━━━ Source material ━━━
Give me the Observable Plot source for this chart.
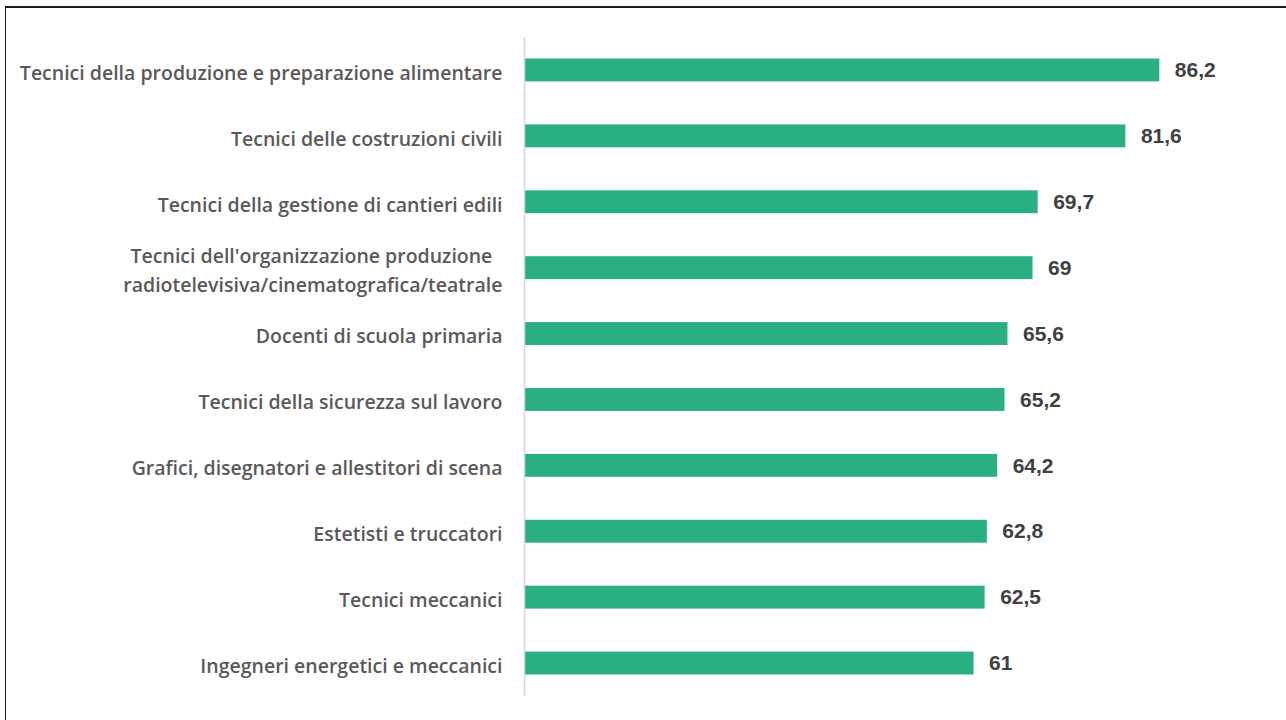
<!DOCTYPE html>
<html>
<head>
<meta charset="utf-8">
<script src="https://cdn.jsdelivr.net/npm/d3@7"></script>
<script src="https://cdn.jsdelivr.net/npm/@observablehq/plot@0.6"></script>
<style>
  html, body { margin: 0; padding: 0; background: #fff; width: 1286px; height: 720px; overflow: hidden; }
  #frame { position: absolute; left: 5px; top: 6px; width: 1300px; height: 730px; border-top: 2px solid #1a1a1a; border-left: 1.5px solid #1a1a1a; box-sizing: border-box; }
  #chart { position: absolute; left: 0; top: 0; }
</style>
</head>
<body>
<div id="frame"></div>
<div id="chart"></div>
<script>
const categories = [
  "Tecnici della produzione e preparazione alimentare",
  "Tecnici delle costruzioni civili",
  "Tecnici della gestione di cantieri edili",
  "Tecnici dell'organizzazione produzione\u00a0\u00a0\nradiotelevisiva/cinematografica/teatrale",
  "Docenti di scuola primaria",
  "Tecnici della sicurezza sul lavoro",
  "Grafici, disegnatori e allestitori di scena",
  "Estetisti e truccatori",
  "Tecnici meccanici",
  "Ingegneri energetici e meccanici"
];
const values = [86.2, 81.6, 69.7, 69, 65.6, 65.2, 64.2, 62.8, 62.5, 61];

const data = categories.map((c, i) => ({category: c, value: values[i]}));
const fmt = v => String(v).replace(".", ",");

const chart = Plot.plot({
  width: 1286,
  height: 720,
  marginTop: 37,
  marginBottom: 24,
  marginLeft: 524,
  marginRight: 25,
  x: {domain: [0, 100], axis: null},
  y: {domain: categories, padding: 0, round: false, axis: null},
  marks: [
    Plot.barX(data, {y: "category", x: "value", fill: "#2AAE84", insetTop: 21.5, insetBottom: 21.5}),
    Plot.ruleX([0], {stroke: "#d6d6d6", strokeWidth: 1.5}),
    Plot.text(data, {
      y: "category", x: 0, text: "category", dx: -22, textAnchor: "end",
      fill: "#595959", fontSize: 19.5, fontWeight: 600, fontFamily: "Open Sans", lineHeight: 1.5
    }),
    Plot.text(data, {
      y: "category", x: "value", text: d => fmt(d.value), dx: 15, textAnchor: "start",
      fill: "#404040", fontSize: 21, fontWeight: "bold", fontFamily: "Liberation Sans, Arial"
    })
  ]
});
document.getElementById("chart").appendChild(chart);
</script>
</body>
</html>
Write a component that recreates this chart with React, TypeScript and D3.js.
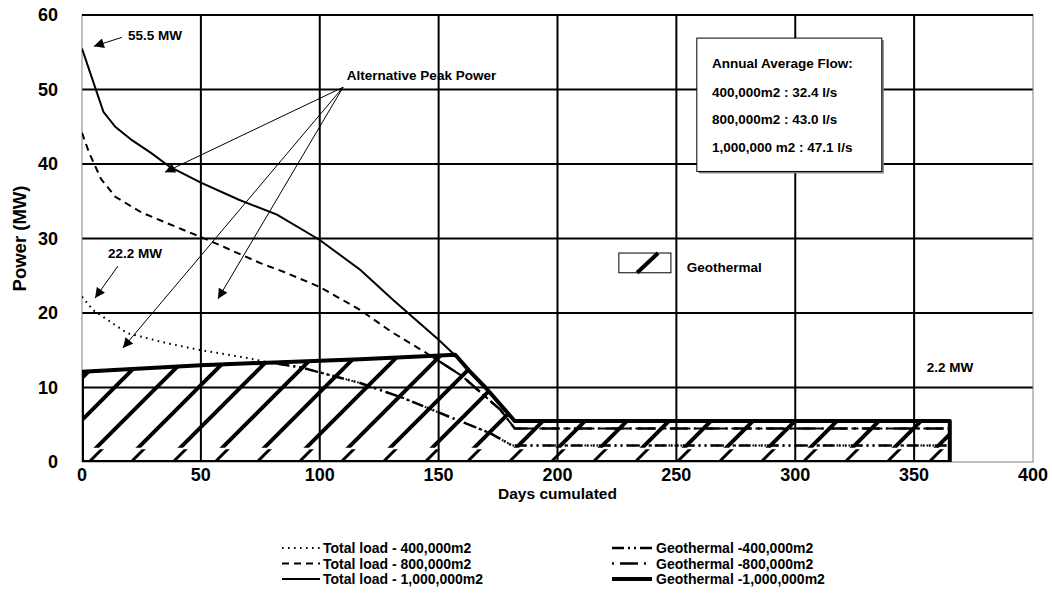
━━━
Task: Report each line in the preceding entries that holds the string "this".

Reply:
Give me the Observable Plot source for this chart.
Write a component that recreates this chart with React, TypeScript and D3.js.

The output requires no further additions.